The state has won a series of award for improving highway safety in recent years.

The Highway Patrol’s Master Sgt. Johnny Poulos said some of the improvement comes from better decisions by drivers and passengers.

“This is a combined effort. When you look at it, as a whole, we’ve come a long way,” said Poulos, who will speak in August to a national safety convention about what Mississippi is doing to help curb traffic fatalities.
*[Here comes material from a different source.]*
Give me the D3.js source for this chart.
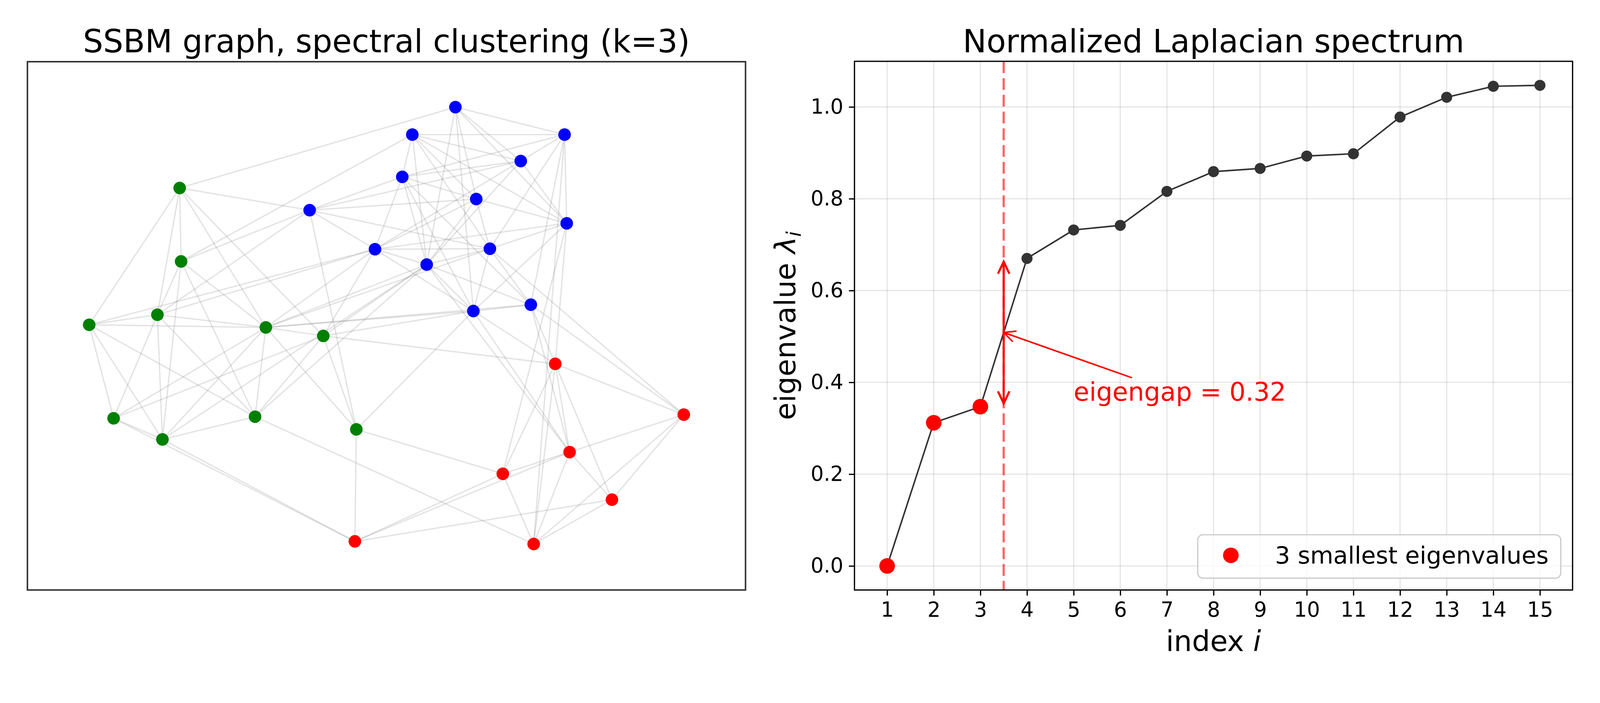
<!DOCTYPE html>
<html>
<head>
<meta charset="utf-8">
<script src="https://cdn.jsdelivr.net/npm/d3@7"></script>
<style>
  html, body { margin: 0; padding: 0; background: #fff; overflow: hidden; }
  #chart { width: 100vw; height: 100vh; }
  svg { display: block; width: 100%; height: 100%; font-family: "DejaVu Sans", sans-serif; }
</style>
</head>
<body>
<div id="chart"></div>
<script>
// ---- graph (layout units: % of panel, y pointing up) ----
const nodeIds = ['g0','g1','g2','g3','g4','g5','g6','g7','g8','g9',
                 'b0','b1','b2','b3','b4','b5','b6','b7','b8','b9','b10','b11','b12',
                 'r0','r1','r2','r3','r4','r5','r6'];
const nodeX = [21.2, 21.4, 18.1, 8.6, 33.2, 41.2, 12.0, 18.8, 31.7, 45.8,
               59.6, 53.6, 74.8, 68.7, 52.2, 62.5, 75.1, 48.4, 64.4, 55.6, 62.1, 70.1, 39.3,
               73.5, 91.4, 75.5, 66.2, 81.4, 70.5, 45.6];
const nodeY = [76.1, 62.2, 52.1, 50.2, 49.7, 48.1, 32.5, 28.5, 32.8, 30.4,
               91.4, 86.2, 86.2, 81.2, 78.2, 74.0, 69.4, 64.5, 64.6, 61.6, 52.8, 54.0, 71.9,
               42.8, 33.2, 26.1, 22.0, 17.1, 8.7, 9.2];
const nodeCluster = [0,0,0,0,0,0,0,0,0,0, 1,1,1,1,1,1,1,1,1,1,1,1,1, 2,2,2,2,2,2,2];
const edges = [
  // green block
  ['g0','g1'],['g0','g2'],['g0','g3'],['g0','g4'],['g0','g5'],
  ['g1','g2'],['g1','g7'],['g1','g8'],['g1','g4'],
  ['g2','g3'],['g2','g4'],['g2','g6'],['g2','g7'],['g2','g8'],
  ['g3','g4'],['g3','g6'],['g3','g7'],['g3','g8'],
  ['g4','g5'],['g4','g6'],['g4','g7'],['g4','g8'],['g4','g9'],
  ['g5','g9'],['g5','g6'],['g5','g8'],['g6','g7'],['g7','g8'],
  // green - blue
  ['g0','b0'],['g0','b12'],['g1','b1'],['g1','b12'],['g2','b12'],['g2','b7'],['g3','b7'],
  ['g4','b10'],['g4','b11'],['g4','b7'],['g4','b9'],['g4','b8'],['g5','b10'],['g5','b7'],
  ['g5','b9'],['g7','b9'],['g8','b9'],['g9','b12'],['g9','b10'],
  // green - red
  ['g5','r0'],['g6','r6'],['g7','r6'],['g9','r6'],['g9','r3'],['g8','r5'],
  // blue block
  ['b0','b2'],['b0','b5'],['b0','b9'],['b0','b10'],['b0','b3'],['b0','b6'],
  ['b1','b2'],['b1','b3'],['b1','b4'],['b1','b9'],['b1','b8'],['b1','b6'],['b1','b5'],
  ['b2','b3'],['b2','b4'],['b2','b6'],['b2','b8'],['b2','b11'],
  ['b3','b4'],['b3','b7'],['b3','b9'],['b3','b6'],['b3','b12'],
  ['b4','b5'],['b4','b9'],['b4','b10'],['b4','b7'],['b4','b11'],['b4','b12'],
  ['b5','b6'],['b5','b8'],['b5','b7'],['b5','b9'],['b5','b12'],
  ['b6','b7'],['b6','b8'],['b6','b10'],
  ['b7','b8'],['b7','b9'],['b7','b10'],['b7','b12'],
  ['b8','b9'],['b8','b10'],['b8','b11'],['b8','b12'],
  ['b9','b11'],['b9','b10'],['b10','b11'],
  // blue - red
  ['b6','r0'],['b10','r0'],['b11','r0'],['b11','r2'],['b6','r3'],['b11','r1'],['b8','r1'],
  ['b10','r2'],['b9','r2'],['b2','r5'],
  // red block
  ['r0','r1'],['r0','r2'],['r0','r3'],['r0','r4'],['r0','r5'],
  ['r1','r2'],['r1','r4'],['r1','r5'],
  ['r2','r3'],['r2','r4'],['r2','r5'],['r2','r6'],
  ['r3','r5'],['r3','r6'],['r4','r5'],['r4','r6']
];
const clusterColors = ['#008000', '#0000ff', '#ff0000'];

// ---- spectrum ----
const eigIndex  = [1, 2, 3, 4, 5, 6, 7, 8, 9, 10, 11, 12, 13, 14, 15];
const eigValues = [0.000, 0.312, 0.347, 0.670, 0.732, 0.742, 0.816, 0.859,
                   0.866, 0.893, 0.898, 0.978, 1.021, 1.045, 1.047];
const kSmallest = 3;
const yTicks = [0.0, 0.2, 0.4, 0.6, 0.8, 1.0];
const annoText = [5, 0.36];     // data coords of label
const annoTail = [6.25, 0.41];  // where the pointer leaves the label

const W = 4200, H = 1800;
const FONT = '"DejaVu Sans", sans-serif';

const svg = d3.select('#chart').append('svg')
  .attr('viewBox', `0 0 ${W} ${H}`)
  .attr('preserveAspectRatio', 'xMidYMin meet')
  .style('font-family', FONT);

svg.append('rect').attr('width', W).attr('height', H).attr('fill', '#fff');

// =========== left panel: graph ===========
const L = { left: 72, right: 1957, top: 162, bottom: 1549 };
const gx = d3.scaleLinear().domain([0, 100]).range([L.left, L.right]);
const gy = d3.scaleLinear().domain([0, 100]).range([L.bottom, L.top]);

const idx = new Map(nodeIds.map((id, i) => [id, i]));
const left = svg.append('g');

left.append('text')
  .attr('x', (L.left + L.right) / 2).attr('y', 137)
  .attr('text-anchor', 'middle').attr('font-size', 83.3)
  .text('SSBM graph, spectral clustering (k=3)');

left.append('g').selectAll('line')
  .data(edges)
  .join('line')
  .attr('x1', d => gx(nodeX[idx.get(d[0])]))
  .attr('y1', d => gy(nodeY[idx.get(d[0])]))
  .attr('x2', d => gx(nodeX[idx.get(d[1])]))
  .attr('y2', d => gy(nodeY[idx.get(d[1])]))
  .attr('stroke', '#808080').attr('stroke-opacity', 0.22)
  .attr('stroke-width', 3.5);

left.append('g').selectAll('circle')
  .data(nodeIds)
  .join('circle')
  .attr('cx', (d, i) => gx(nodeX[i]))
  .attr('cy', (d, i) => gy(nodeY[i]))
  .attr('r', 16.5)
  .attr('fill', (d, i) => clusterColors[nodeCluster[i]]);

left.append('rect')
  .attr('x', L.left).attr('y', L.top)
  .attr('width', L.right - L.left).attr('height', L.bottom - L.top)
  .attr('fill', 'none').attr('stroke', '#333').attr('stroke-width', 4);

// =========== right panel: spectrum ===========
const R = { left: 2243, right: 4128, top: 161, bottom: 1549 };
const xMin = d3.min(eigIndex), xMax = d3.max(eigIndex);
const yMin = d3.min(eigValues), yMax = d3.max(eigValues);
const xPad = (xMax - xMin) * 0.05, yPad = (yMax - yMin) * 0.05;
const x = d3.scaleLinear().domain([xMin - xPad, xMax + xPad]).range([R.left, R.right]);
const y = d3.scaleLinear().domain([yMin - yPad, yMax + yPad]).range([R.bottom, R.top]);

const right = svg.append('g');

// grid
right.append('g').selectAll('line.gx')
  .data(eigIndex).join('line')
  .attr('x1', d => x(d)).attr('x2', d => x(d))
  .attr('y1', R.top).attr('y2', R.bottom)
  .attr('stroke', '#b0b0b0').attr('stroke-opacity', 0.3).attr('stroke-width', 3.3);
right.append('g').selectAll('line.gy')
  .data(yTicks).join('line')
  .attr('y1', d => y(d)).attr('y2', d => y(d))
  .attr('x1', R.left).attr('x2', R.right)
  .attr('stroke', '#b0b0b0').attr('stroke-opacity', 0.3).attr('stroke-width', 3.3);

// axes
const xAxis = right.append('g')
  .attr('transform', `translate(0,${R.bottom})`)
  .call(d3.axisBottom(x).tickValues(eigIndex).tickFormat(d3.format('d'))
    .tickSize(14.6).tickPadding(17));
const yAxis = right.append('g')
  .attr('transform', `translate(${R.left},0)`)
  .call(d3.axisLeft(y).tickValues(yTicks).tickFormat(d3.format('.1f'))
    .tickSize(14.6).tickPadding(14.6));
[xAxis, yAxis].forEach(a => {
  a.select('.domain').remove();
  a.selectAll('line').attr('stroke', '#000').attr('stroke-width', 3.3);
  a.selectAll('text').attr('font-size', 54).attr('font-family', FONT).attr('fill', '#000');
});

// eigengap marker line
const kCut = kSmallest + 0.5;
right.append('line')
  .attr('x1', x(kCut)).attr('x2', x(kCut))
  .attr('y1', R.top).attr('y2', R.bottom)
  .attr('stroke', '#ff0000').attr('stroke-opacity', 0.6)
  .attr('stroke-width', 6).attr('stroke-dasharray', '31,13');

// spectrum line + markers
const pts = eigIndex.map((d, i) => [d, eigValues[i]]);
right.append('path')
  .datum(pts)
  .attr('d', d3.line().x(d => x(d[0])).y(d => y(d[1])))
  .attr('fill', 'none').attr('stroke', '#333').attr('stroke-width', 4);
right.append('g').selectAll('circle')
  .data(pts).join('circle')
  .attr('cx', d => x(d[0])).attr('cy', d => y(d[1]))
  .attr('r', 14.5).attr('fill', '#333');
right.append('g').selectAll('circle')
  .data(pts.slice(0, kSmallest)).join('circle')
  .attr('cx', d => x(d[0])).attr('cy', d => y(d[1]))
  .attr('r', 20.5).attr('fill', '#ff0000');

// double-headed gap arrow
const lo = eigValues[kSmallest - 1], hi = eigValues[kSmallest];
const shrink = 8.3;
const ax = x(kCut), ayTop = y(hi) + shrink, ayBot = y(lo) - shrink;
const arrow = right.append('g')
  .attr('stroke', '#ff0000').attr('stroke-width', 5.5).attr('fill', 'none')
  .attr('stroke-linecap', 'butt');
arrow.append('line').attr('x1', ax).attr('x2', ax).attr('y1', ayTop).attr('y2', ayBot);
arrow.append('path').attr('d', `M${ax - 15},${ayTop + 32}L${ax},${ayTop}L${ax + 15},${ayTop + 32}`);
arrow.append('path').attr('d', `M${ax - 15},${ayBot - 32}L${ax},${ayBot}L${ax + 15},${ayBot - 32}`);

// annotation
const tipX = x(kCut), tipY = y((lo + hi) / 2);
const tailX = x(annoTail[0]), tailY = y(annoTail[1]);
const ang = Math.atan2(tailY - tipY, tailX - tipX);
const hl = 34, hw = 0.45;
const anno = right.append('g')
  .attr('stroke', '#ff0000').attr('stroke-width', 4).attr('fill', 'none');
anno.append('line').attr('x1', tailX).attr('y1', tailY).attr('x2', tipX).attr('y2', tipY);
anno.append('path').attr('d',
  `M${tipX + hl * Math.cos(ang - hw)},${tipY + hl * Math.sin(ang - hw)}` +
  `L${tipX},${tipY}` +
  `L${tipX + hl * Math.cos(ang + hw)},${tipY + hl * Math.sin(ang + hw)}`);
right.append('text')
  .attr('x', x(annoText[0])).attr('y', y(annoText[1]))
  .attr('fill', '#ff0000').attr('font-size', 66.7)
  .text(`eigengap = ${(hi - lo).toFixed(2)}`);

// spines
right.append('rect')
  .attr('x', R.left).attr('y', R.top)
  .attr('width', R.right - R.left).attr('height', R.bottom - R.top)
  .attr('fill', 'none').attr('stroke', '#000').attr('stroke-width', 3.3);

// titles and labels
right.append('text')
  .attr('x', (R.left + R.right) / 2).attr('y', 137)
  .attr('text-anchor', 'middle').attr('font-size', 83.3)
  .text('Normalized Laplacian spectrum');

const xl = right.append('text')
  .attr('x', (R.left + R.right) / 2).attr('y', 1709)
  .attr('text-anchor', 'middle').attr('font-size', 75);
xl.append('tspan').text('index ');
xl.append('tspan').attr('font-style', 'italic').text('i');

const yl = right.append('text')
  .attr('transform', `translate(2088,${(R.top + R.bottom) / 2}) rotate(-90)`)
  .attr('text-anchor', 'middle').attr('font-size', 75);
yl.append('tspan').text('eigenvalue ');
yl.append('tspan').attr('font-style', 'italic').text('λ');
yl.append('tspan').attr('font-style', 'italic').attr('font-size', 52).attr('dy', 14).text('i');

// legend
const lg = right.append('g');
lg.append('rect')
  .attr('x', 3144).attr('y', 1404).attr('width', 953).attr('height', 114).attr('rx', 14)
  .attr('fill', '#fff').attr('fill-opacity', 0.8)
  .attr('stroke', '#cccccc').attr('stroke-width', 3.3);
lg.append('circle').attr('cx', 3231).attr('cy', 1458).attr('r', 20.5).attr('fill', '#ff0000');
lg.append('text').attr('x', 3347).attr('y', 1480).attr('font-size', 62.5)
  .text(`${kSmallest} smallest eigenvalues`);
</script>
</body>
</html>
For example, the Mississippi Department of Transportation has installed up to 300 miles of cable barrier in the medians of Mississippi highways to help stop vehicles from crossing over and crashing into oncoming traffic.

  • Anonymous

    THAT 300 MILES OF CABLE BARRIER IN THE MEDIANS OF MS HIGHWAY IS ABOUT 50YRS OVER DUE, JUST LIKE THE STATE IT IS INSTALLED IN.

  • Anonymous

    Maybe if people learned to stay in their directional lane, we wouldn’t need all that cable.  I don’t think MS is overdue either in whatever you are talking about.

  • Anonymous

    Just another example of shrugging off personal responsibility in lieu of Uncle Sugar taking care of it.  If you need a cable barrier to prevent you hitting oncoming cars in other lanes you have no business behind the wheel of a car.

    When you take into account we really don’t have snow here, the statistics are pathetic.  They are not a reflection on the highways at all but on the sorry excuses for drivers that seem to populate the state.  Dave seems to think it is the responsibility of the taxpayers to keep these imbeciles from crashing into oncoming traffic.

  • Anonymous

    If the cable were made of copper, it would not stay there very long.